Know Them by Their Fruit includes:
- Specially coded keys showing colour and size for easy identification
- The current botanical binomial, recent old names (due to taxonomic changes) and the "best" common name are given
- Notes on distribution, fruiting time and habitats are also provided
- 381 beautiful illustrations of the fruiting twigs of South African trees
This book was published in partnership with the Botanical Society of South Africa.
Trevor Ankiewicz grew up on a highveld farm in the Bronkhorstspruit district. Having completed secondary school at Belfast High School he furthered his studies at the Saasveld School for Foresters on the outskirts of George. Upon graduating in 1966 he was transferred to the South African Forestry Research Institute in Pretoria. There, as a research forester, he was tasked with collecting the fruits of ornamental trees in the streets and cemeteries of the capital for the central seed store.

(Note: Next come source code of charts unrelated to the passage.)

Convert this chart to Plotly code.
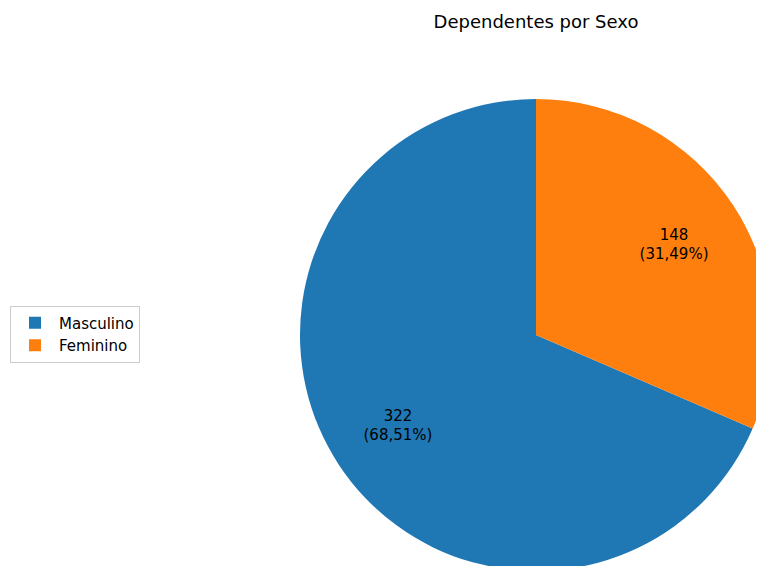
import plotly.graph_objects as go

# data
categorias = ["Masculino", "Feminino"]
quantidades = [322, 148]
cores = ["#1f77b4", "#ff7f0e"]

# the page body adds an 8px offset, so positions below are shifted by -8px
dominio = dict(x=[292 / 764, 1], y=[0, 1])
# Masculino runs counterclockwise from 12 o'clock, as in the reference
giro = quantidades[1] / sum(quantidades) * 360

fig = go.Figure()

# filled slices
fig.add_trace(go.Pie(
    labels=categorias,
    values=quantidades,
    marker=dict(colors=cores),
    sort=False,
    direction="clockwise",
    rotation=giro,
    textinfo="none",
    hoverinfo="label+value+percent",
    domain=dominio,
))

# transparent ring carrying the labels further out, like the reference
fig.add_trace(go.Pie(
    labels=categorias,
    values=quantidades,
    marker=dict(colors=["rgba(0,0,0,0)", "rgba(0,0,0,0)"]),
    sort=False,
    direction="clockwise",
    rotation=giro,
    hole=0.4,
    texttemplate="%{value}<br>(%{percent:.2%})",
    textposition="inside",
    insidetextorientation="horizontal",
    textfont=dict(color="black", size=15, family="DejaVu Sans"),
    hoverinfo="skip",
    showlegend=False,
    domain=dominio,
))

fig.update_layout(
    title=dict(
        text="Dependentes por Sexo",
        x=528 / 764,
        xanchor="center",
        xref="container",
        y=1 - 14 / 566,
        yanchor="middle",
        yref="container",
        font=dict(size=18, color="black", family="DejaVu Sans"),
    ),
    separators=",.",
    width=764,
    height=566,
    margin=dict(l=0, r=0, t=91, b=3),
    paper_bgcolor="white",
    plot_bgcolor="white",
    font=dict(family="DejaVu Sans", color="black"),
    legend=dict(
        x=2 / 764,
        xanchor="left",
        y=0.502,
        yanchor="middle",
        bordercolor="#cccccc",
        borderwidth=1,
        itemwidth=38,
        font=dict(size=15, color="black"),
        traceorder="normal",
    ),
)

fig.write_html("out.html")
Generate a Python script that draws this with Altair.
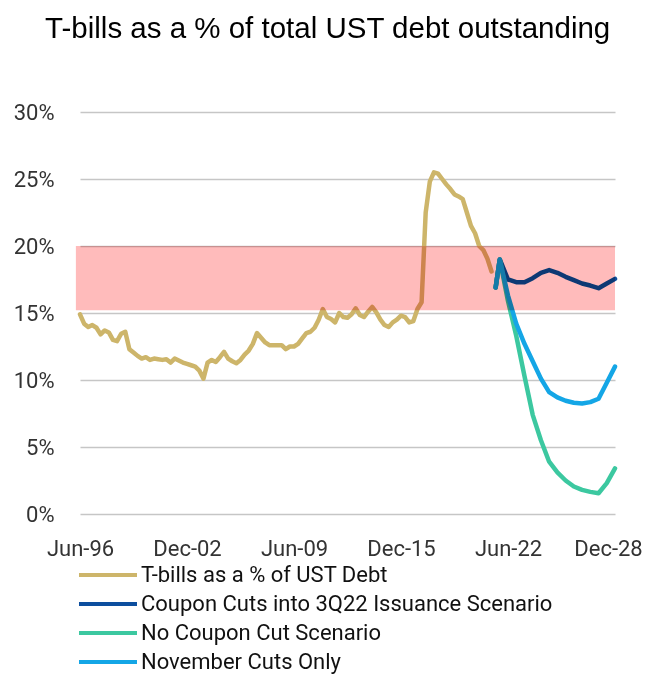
import json
import altair as alt
import pandas as pd

chart_title = "T-bills as a % of total UST debt outstanding"

series_names = [
    "T-bills as a % of UST Debt",
    "Coupon Cuts into 3Q22 Issuance Scenario",
    "No Coupon Cut Scenario",
    "November Cuts Only",
]
series_colors = ["#CDB56A", "#0D4E9E", "#3CC8A0", "#14A6E6"]

# x axis: months since Jun-96
tick_labels = ["Jun-96", "Dec-02", "Jun-09", "Dec-15", "Jun-22", "Dec-28"]
tick_dates = ["1996-06", "2002-12", "2009-06", "2015-12", "2022-06", "2028-12"]
y_ticks = [0, 5, 10, 15, 20, 25, 30]

# Historical T-bill share (%), quarterly from Jun-96 to Jun-21
gold_start = "1996-06"
gold = [
    14.9, 14.2, 13.95, 14.1, 13.9, 13.4, 13.7, 13.55, 13.0, 12.9,
    13.45, 13.6, 12.3, 12.05, 11.8, 11.6, 11.7, 11.5, 11.6, 11.55,
    11.5, 11.55, 11.3, 11.6, 11.45, 11.3, 11.2, 11.1, 11.0, 10.7,
    10.1, 11.3, 11.5, 11.35, 11.7, 12.1, 11.6, 11.4, 11.25, 11.5,
    11.9, 12.2, 12.7, 13.5, 13.15, 12.8, 12.6, 12.6, 12.6, 12.6,
    12.3, 12.5, 12.5, 12.7, 13.1, 13.5, 13.6, 13.9, 14.5, 15.3,
    14.7, 14.55, 14.3, 15.0, 14.7, 14.65, 14.9, 15.35, 14.85, 14.7,
    15.1, 15.45, 15.05, 14.5, 14.1, 13.95, 14.3, 14.5, 14.8, 14.7,
    14.3, 14.4, 15.3, 15.8, 22.5, 24.8, 25.5, 25.4, 25.0, 24.6,
    24.25, 23.85, 23.7, 23.5, 22.5, 21.5, 20.95, 20.0, 19.7, 19.05,
    18.1,
]

# Projections
proj_dates = [
    "2021-09", "2021-12", "2022-06", "2022-12", "2023-06", "2023-12",
    "2024-06", "2024-12", "2025-06", "2025-12", "2026-06", "2026-12",
    "2027-06", "2027-12", "2028-06", "2028-12",
]
coupon_cuts = [16.9, 19.0, 17.5, 17.3, 17.3, 17.6, 18.0, 18.2, 18.0, 17.7, 17.45, 17.2, 17.05, 16.85, 17.2, 17.55]
no_cut = [16.9, 19.0, 15.9, 13.3, 10.3, 7.4, 5.5, 3.9, 3.1, 2.5, 2.05, 1.8, 1.65, 1.55, 2.3, 3.4]
nov_cuts = [16.9, 19.0, 16.3, 14.2, 12.7, 11.4, 10.1, 9.1, 8.7, 8.45, 8.3, 8.25, 8.35, 8.6, 9.8, 11.0]

# Target band (%)
band_low, band_high = 15.2, 20.0
band_start, band_end = "1996-03", "2028-12"


def months(d):
    y, m = map(int, d.split("-"))
    return (y - 1996) * 12 + (m - 6)


g0 = months(gold_start)
frames = [pd.DataFrame({"m": [g0 + 3 * i for i in range(len(gold))], "v": gold,
                        "s": series_names[0], "k": 0})]
for k, vals in enumerate([coupon_cuts, no_cut, nov_cuts], start=1):
    frames.append(pd.DataFrame({"m": [months(d) for d in proj_dates], "v": vals,
                                "s": series_names[k], "k": k}))
df = pd.concat(frames, ignore_index=True)

band_df = pd.DataFrame({"x": [months(band_start)], "x2": [months(band_end)],
                        "y": [band_low], "y2": [band_high]})

tick_months = [months(d) for d in tick_dates]
label_expr = "{}[indexof({}, datum.value)]".format(json.dumps(tick_labels), json.dumps(tick_months))

FONT = "Roboto"

lines = alt.Chart(df).mark_line(strokeWidth=4.5, strokeJoin="round", strokeCap="round").encode(
    x=alt.X("m:Q",
            scale=alt.Scale(domain=[tick_months[0], tick_months[-1]], nice=False, zero=False),
            axis=alt.Axis(values=tick_months, labelExpr=label_expr, title=None, grid=False,
                          domain=False, ticks=False, labelFontSize=22, labelFont=FONT,
                          labelColor="#333333", labelPadding=24, labelFlush=False,
                          labelOverlap=False,
                          labelOffset={"condition": {"test": "datum.value == %d" % tick_months[-1],
                                                     "value": -7}, "value": 0})),
    y=alt.Y("v:Q",
            scale=alt.Scale(domain=[0, 30], nice=False),
            axis=alt.Axis(values=y_ticks, labelExpr="datum.value + '%'", title=None,
                          domain=False, ticks=False, gridColor="#C6C6C6", gridWidth=1.5,
                          labelFontSize=22, labelFont=FONT, labelColor="#333333",
                          labelPadding=26)),
    color=alt.Color("s:N",
                    scale=alt.Scale(domain=series_names, range=series_colors),
                    legend=alt.Legend(title=None, orient="none", legendX=-3, legendY=451,
                                      direction="vertical", symbolType="stroke",
                                      symbolSize=3364, symbolStrokeWidth=4, clipHeight=24,
                                      rowPadding=5, labelFontSize=22, labelFont=FONT,
                                      labelColor="#111111", labelOffset=2, labelLimit=0)),
    order=alt.Order("m:Q"),
)

band = alt.Chart(band_df).mark_rect(color="#FFBBBB", blend="multiply").encode(
    x="x:Q", x2="x2:Q", y="y:Q", y2="y2:Q"
)

chart = alt.layer(lines, band).properties(
    width=535,
    height=402,
    autosize="none",
    padding={"left": 72, "top": 104, "right": 29, "bottom": 163},
    title=alt.TitleParams(chart_title, font="Liberation Sans", fontSize=29.5,
                          fontWeight="normal", color="#000000", anchor="middle",
                          frame="bounds", offset=57),
).configure_view(stroke=None)

chart.save("out.html", embed_options={"renderer": "svg", "actions": False})
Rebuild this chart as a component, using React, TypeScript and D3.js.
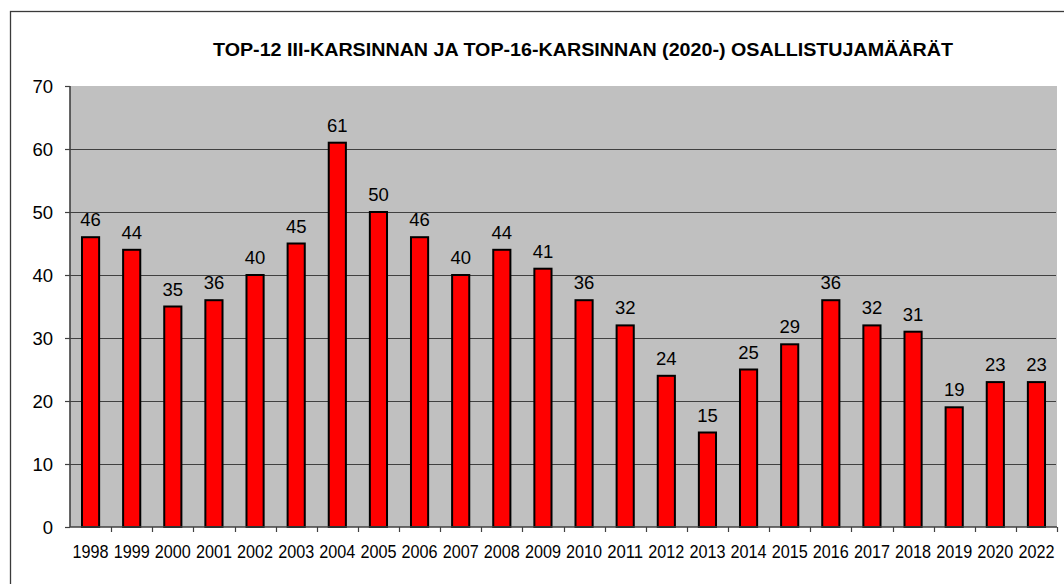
import { useEffect, useRef } from "react";
import * as d3 from "d3";

const WIDTH = 1064;
const HEIGHT = 584;
const PLOT = { left: 70, top: 86, right: 1057, bottom: 527 };

const years = [
  "1998", "1999", "2000", "2001", "2002", "2003", "2004", "2005",
  "2006", "2007", "2008", "2009", "2010", "2011", "2012", "2013",
  "2014", "2015", "2016", "2017", "2018", "2019", "2020", "2022",
];
const participants = [
  46, 44, 35, 36, 40, 45, 61, 50, 46, 40, 44, 41,
  36, 32, 24, 15, 25, 29, 36, 32, 31, 19, 23, 23,
];
const yTicks = [0, 10, 20, 30, 40, 50, 60, 70];
const TITLE = "TOP-12 III-KARSINNAN JA TOP-16-KARSINNAN (2020-) OSALLISTUJAMÄÄRÄT";

const FONT = "Arial, 'Liberation Sans', sans-serif";

export default function App() {
  const svgRef = useRef<SVGSVGElement | null>(null);

  useEffect(() => {
    if (!svgRef.current) return;
    const svg = d3.select(svgRef.current);
    svg.selectAll("*").remove();

    const x = d3
      .scaleBand()
      .domain(years)
      .range([PLOT.left, PLOT.right])
      .paddingInner(0.583)
      .paddingOuter(0.2915);

    const band = d3.scaleBand().domain(years).range([PLOT.left, PLOT.right]);

    const y = d3.scaleLinear().domain([0, 70]).range([PLOT.bottom, PLOT.top]);

    // outer chart border (right / bottom edges fall outside the picture)
    svg
      .append("rect")
      .attr("x", 10.5)
      .attr("y", 11.5)
      .attr("width", 1100)
      .attr("height", 600)
      .attr("fill", "#fff")
      .attr("stroke", "#3a3a3a")
      .attr("stroke-width", 1.3);

    // title
    svg
      .append("text")
      .attr("x", 213)
      .attr("y", 56)
      .attr("textLength", 740)
      .attr("lengthAdjust", "spacingAndGlyphs")
      .attr("font-family", FONT)
      .attr("font-weight", "bold")
      .attr("font-size", 18)
      .attr("fill", "#000")
      .text(TITLE);

    // plot background
    svg
      .append("rect")
      .attr("x", PLOT.left)
      .attr("y", PLOT.top)
      .attr("width", PLOT.right - PLOT.left)
      .attr("height", PLOT.bottom - PLOT.top)
      .attr("fill", "#c0c0c0");

    // gridlines
    svg
      .append("g")
      .selectAll("line")
      .data(yTicks.filter((t) => t > 0 && t < 70))
      .enter()
      .append("line")
      .attr("x1", PLOT.left)
      .attr("x2", PLOT.right - 1)
      .attr("y1", (d) => Math.round(y(d)) + 0.5)
      .attr("y2", (d) => Math.round(y(d)) + 0.5)
      .attr("stroke", "#404040")
      .attr("stroke-width", 1.2);

    // bars
    svg
      .append("g")
      .selectAll("rect")
      .data(participants)
      .enter()
      .append("rect")
      .attr("x", (_d, i) => x(years[i]) ?? 0)
      .attr("width", x.bandwidth())
      .attr("y", (d) => y(d))
      .attr("height", (d) => y(0) - y(d))
      .attr("fill", "#ff0000")
      .attr("stroke", "#000")
      .attr("stroke-width", 2);

    // value labels
    svg
      .append("g")
      .selectAll("text")
      .data(participants)
      .enter()
      .append("text")
      .attr("x", (_d, i) => (x(years[i]) ?? 0) + x.bandwidth() / 2)
      .attr("y", (d) => y(d) - 11)
      .attr("text-anchor", "middle")
      .attr("font-family", FONT)
      .attr("font-size", 18.5)
      .attr("fill", "#000")
      .text((d) => String(d));

    // y axis
    const yAxis = svg.append("g");
    yAxis
      .append("line")
      .attr("x1", PLOT.left)
      .attr("x2", PLOT.left)
      .attr("y1", PLOT.top)
      .attr("y2", PLOT.bottom)
      .attr("stroke", "#404040")
      .attr("stroke-width", 1.6);
    yAxis
      .selectAll("line.tick")
      .data(yTicks)
      .enter()
      .append("line")
      .attr("class", "tick")
      .attr("x1", PLOT.left - 5)
      .attr("x2", PLOT.left)
      .attr("y1", (d) => Math.round(y(d)) + 0.5)
      .attr("y2", (d) => Math.round(y(d)) + 0.5)
      .attr("stroke", "#404040")
      .attr("stroke-width", 1.2);
    yAxis
      .selectAll("text")
      .data(yTicks)
      .enter()
      .append("text")
      .attr("x", 53)
      .attr("y", (d) => y(d))
      .attr("dy", "0.36em")
      .attr("text-anchor", "end")
      .attr("font-family", FONT)
      .attr("font-size", 18.5)
      .attr("fill", "#000")
      .text((d) => String(d));

    // x axis
    const xAxis = svg.append("g");
    xAxis
      .append("line")
      .attr("x1", PLOT.left)
      .attr("x2", PLOT.right)
      .attr("y1", PLOT.bottom)
      .attr("y2", PLOT.bottom)
      .attr("stroke", "#404040")
      .attr("stroke-width", 1.6);
    const boundaries = years.map((yr) => band(yr) ?? 0).concat([PLOT.right]).slice(1);
    xAxis
      .selectAll("line.tick")
      .data(boundaries)
      .enter()
      .append("line")
      .attr("class", "tick")
      .attr("x1", (d) => Math.round(d) + 0.5)
      .attr("x2", (d) => Math.round(d) + 0.5)
      .attr("y1", PLOT.bottom)
      .attr("y2", PLOT.bottom + 5)
      .attr("stroke", "#404040")
      .attr("stroke-width", 1.2);
    xAxis
      .selectAll("text")
      .data(years)
      .enter()
      .append("text")
      .attr("x", (d) => (band(d) ?? 0) + band.bandwidth() / 2 - 18)
      .attr("y", 558)
      .attr("textLength", 36)
      .attr("lengthAdjust", "spacingAndGlyphs")
      .attr("font-family", FONT)
      .attr("font-size", 18.5)
      .attr("fill", "#000")
      .text((d) => d);
  }, []);

  return (
    <div style={{ position: "absolute", left: 0, top: 0 }}>
      <svg ref={svgRef} width={WIDTH} height={HEIGHT} style={{ display: "block" }} />
    </div>
  );
}
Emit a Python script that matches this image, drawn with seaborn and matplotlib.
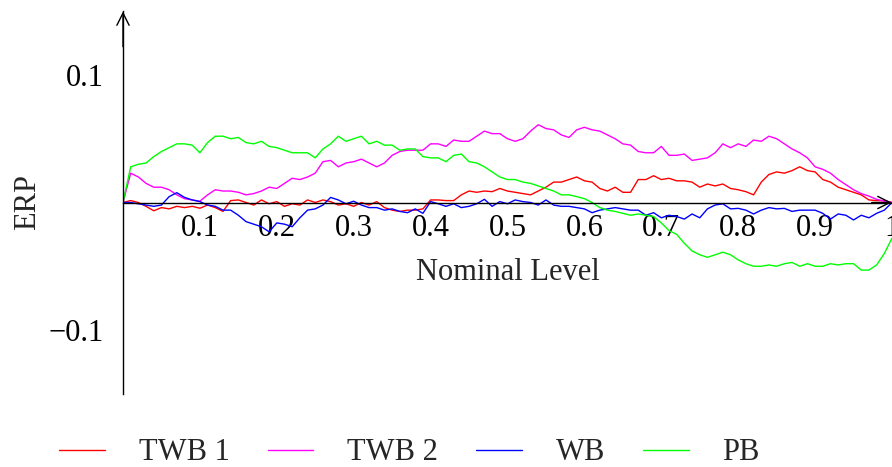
import numpy as np
import pandas as pd
import matplotlib
matplotlib.use("Agg")
import matplotlib.pyplot as plt
import seaborn as sns

# ---------------- data ----------------
nominal = np.round(np.linspace(0, 1, 101), 2)

twb1 = [0.0, 0.0015, 0.0, -0.003, -0.0065, -0.004, -0.005, -0.003, -0.004, -0.003,
        -0.0045, -0.002, -0.004, -0.007, 0.0015, 0.002, 0.0, -0.002, 0.002, -0.001,
        0.0007, -0.003, -0.001, -0.002, 0.002, 0.0, 0.002, 0.0007, -0.002, -0.001,
        -0.003, 0.0, -0.002, 0.0007, -0.004, -0.006, -0.007, -0.006, -0.006, -0.005,
        0.002, 0.002, 0.0015, 0.0015, 0.006, 0.009, 0.008, 0.009, 0.0085, 0.011,
        0.009, 0.008, 0.007, 0.006, 0.009, 0.012, 0.016, 0.016, 0.018, 0.020,
        0.017, 0.016, 0.011, 0.009, 0.012, 0.008, 0.008, 0.018, 0.018, 0.021,
        0.018, 0.019, 0.017, 0.017, 0.016, 0.012, 0.0145, 0.013, 0.0145, 0.011,
        0.010, 0.0085, 0.006, 0.016, 0.022, 0.024, 0.023, 0.025, 0.028, 0.025,
        0.024, 0.018, 0.016, 0.012, 0.010, 0.008, 0.006, 0.002, 0.0015, 0.0015,
        0.0]

twb2 = [0.0, 0.023, 0.020, 0.015, 0.012, 0.012, 0.010, 0.006, 0.003, 0.002,
        0.001, 0.006, 0.010, 0.009, 0.009, 0.008, 0.006, 0.007, 0.009, 0.012,
        0.011, 0.015, 0.019, 0.018, 0.020, 0.023, 0.032, 0.033, 0.028, 0.031,
        0.032, 0.034, 0.031, 0.028, 0.031, 0.037, 0.040, 0.041, 0.041, 0.041,
        0.046, 0.046, 0.044, 0.049, 0.048, 0.048, 0.052, 0.056, 0.054, 0.054,
        0.050, 0.048, 0.050, 0.056, 0.061, 0.058, 0.057, 0.053, 0.051, 0.057,
        0.059, 0.057, 0.056, 0.053, 0.050, 0.046, 0.045, 0.040, 0.039, 0.039,
        0.044, 0.037, 0.037, 0.038, 0.033, 0.034, 0.035, 0.039, 0.046, 0.043,
        0.046, 0.044, 0.049, 0.048, 0.052, 0.050, 0.046, 0.042, 0.039, 0.035,
        0.028, 0.026, 0.023, 0.018, 0.014, 0.010, 0.007, 0.005, 0.0025, 0.001,
        0.0]

wb = [0.0, 0.0, -0.001, -0.002, -0.003, -0.002, 0.0046, 0.0077, 0.004, 0.002,
      0.0007, -0.002, -0.003, -0.006, -0.006, -0.010, -0.015, -0.017, -0.019, -0.023,
      -0.016, -0.017, -0.019, -0.012, -0.006, -0.005, -0.002, 0.004, 0.002, -0.001,
      0.001, -0.002, -0.004, -0.004, -0.006, -0.005, -0.007, -0.008, -0.005, -0.0085,
      0.0007, -0.001, -0.003, -0.001, -0.004, -0.003, -0.001, 0.0025, -0.003, 0.0007,
      -0.001, 0.002, 0.0007, 0.0, -0.002, 0.002, -0.002, -0.003, -0.003, -0.004,
      -0.005, -0.008, -0.006, -0.005, -0.004, -0.005, -0.006, -0.006, -0.010, -0.008,
      -0.012, -0.010, -0.011, -0.013, -0.009, -0.012, -0.005, -0.002, -0.001, -0.005,
      -0.0046, -0.006, -0.009, -0.006, -0.004, -0.005, -0.0046, -0.007, -0.006, -0.006,
      -0.006, -0.0085, -0.013, -0.009, -0.010, -0.0137, -0.010, -0.012, -0.0085, -0.006,
      0.0]

pb = [0.0, 0.028, 0.030, 0.031, 0.036, 0.040, 0.043, 0.046, 0.046, 0.045,
      0.039, 0.047, 0.052, 0.052, 0.050, 0.051, 0.047, 0.046, 0.048, 0.044,
      0.043, 0.041, 0.039, 0.039, 0.039, 0.035, 0.042, 0.046, 0.052, 0.048,
      0.050, 0.052, 0.046, 0.048, 0.045, 0.045, 0.041, 0.042, 0.042, 0.036,
      0.035, 0.035, 0.032, 0.037, 0.038, 0.032, 0.031, 0.028, 0.024, 0.020,
      0.018, 0.018, 0.016, 0.015, 0.013, 0.011, 0.009, 0.006, 0.006, 0.0046,
      0.003, 0.0, -0.004, -0.006, -0.007, -0.0085, -0.010, -0.009, -0.010, -0.011,
      -0.016, -0.022, -0.025, -0.032, -0.038, -0.041, -0.043, -0.041, -0.039, -0.041,
      -0.045, -0.048, -0.050, -0.050, -0.049, -0.050, -0.048, -0.047, -0.050, -0.048,
      -0.050, -0.050, -0.048, -0.049, -0.048, -0.048, -0.053, -0.053, -0.049, -0.040,
      -0.028]

series_names = ["TWB 1", "TWB 2", "WB", "PB"]
series_colors = ["#ff0000", "#ff00ff", "#0000ff", "#00ff00"]
x_ticks = [0.1, 0.2, 0.3, 0.4, 0.5, 0.6, 0.7, 0.8, 0.9, 1.0]
x_tick_labels = ["0.1", "0.2", "0.3", "0.4", "0.5", "0.6", "0.7", "0.8", "0.9", "1"]
y_ticks = [-0.1, 0.1]
y_tick_labels = ["\u22120.1", "0.1"]

df = pd.concat([
    pd.DataFrame({"Nominal Level": nominal, "ERP": vals, "method": name})
    for name, vals in zip(series_names, [twb1, twb2, wb, pb])
], ignore_index=True)

# ---------------- style ----------------
sns.set_style("white")
plt.rcParams["font.family"] = ["Liberation Serif", "DejaVu Serif"]
plt.rcParams["font.size"] = 22

W, H = 892, 467
fig = plt.figure(figsize=(W / 100, H / 100), dpi=100)
ax = fig.add_axes([123 / W, (H - 393.75) / H, 769 / W, 382.5 / H])

sns.lineplot(data=df, x="Nominal Level", y="ERP", hue="method",
             hue_order=series_names, palette=dict(zip(series_names, series_colors)),
             estimator=None, sort=False, linewidth=1.0, ax=ax)

ax.set_xlim(0, 1)
ax.set_ylim(-0.15, 0.15)

# axis lines in the middle
for s in ["top", "right"]:
    ax.spines[s].set_visible(False)
ax.spines["left"].set_position(("data", 0))
ax.spines["bottom"].set_position(("data", 0))
for s in ["left", "bottom"]:
    ax.spines[s].set_color("black")
    ax.spines[s].set_linewidth(1.0)
    ax.spines[s].set_zorder(5)

ax.set_xticks(x_ticks)
ax.set_xticklabels(x_tick_labels)
ax.set_yticks(y_ticks)
ax.set_yticklabels(y_tick_labels)
ax.tick_params(axis="both", direction="inout", length=8, width=0.8,
               color="#888888", labelcolor="black", labelsize=22)
ax.tick_params(axis="x", pad=4)
ax.tick_params(axis="y", pad=10)

# arrows
ax.annotate("", xy=(0, 0.152), xytext=(0, 0.12),
            arrowprops=dict(arrowstyle="->", lw=1.0, color="black"),
            annotation_clip=False)
ax.annotate("", xy=(1.003, 0), xytext=(0.97, 0),
            arrowprops=dict(arrowstyle="->", lw=1.0, color="black"),
            annotation_clip=False)

ax.set_xlabel("Nominal Level", fontsize=22)
ax.xaxis.label.set_va("center")
ax.xaxis.set_label_coords(0.5, (393.75 - 273) / 382.5)
ax.set_ylabel("ERP", fontsize=22)
ax.yaxis.label.set_va("center")
ax.yaxis.set_label_coords((28 - 123) / 769, 0.5)

handles, labels = ax.get_legend_handles_labels()
ax.get_legend().remove()
fig.legend(handles, labels, loc="center", bbox_to_anchor=(409.5 / W, 1 - 453 / H),
           ncol=4, frameon=False, fontsize=22, handlelength=1.5,
           handletextpad=1.1, columnspacing=1.25)

fig.savefig("out.png", dpi=100)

He worked for several years in the Department of Agricultural and Technical Services as a horticulturist at their Horticultural and Botanical Research Institute in Pretoria. He returned to Saasveld in 1983 and continued working as an extension forester until completing his career in the civil service as a public relations officer for the Department of Nature and Environmental Conservation in the Southern Cape Regional Office in George. He later became involved as an environmental educator for the South African Forestry Company Limited (SAFCOL) with regards to the accreditation by the Forestry Stewardship Council (FSC) of native forests and commercial plantations.
During collecting trips as a pupil forester, he realised the fruits and pods were often an easy way of identifying the trees. Here the idea was conceived of producing a field guide concentrating on these diagnostic features to supplement the many excellent publications already available on indigenous South African trees.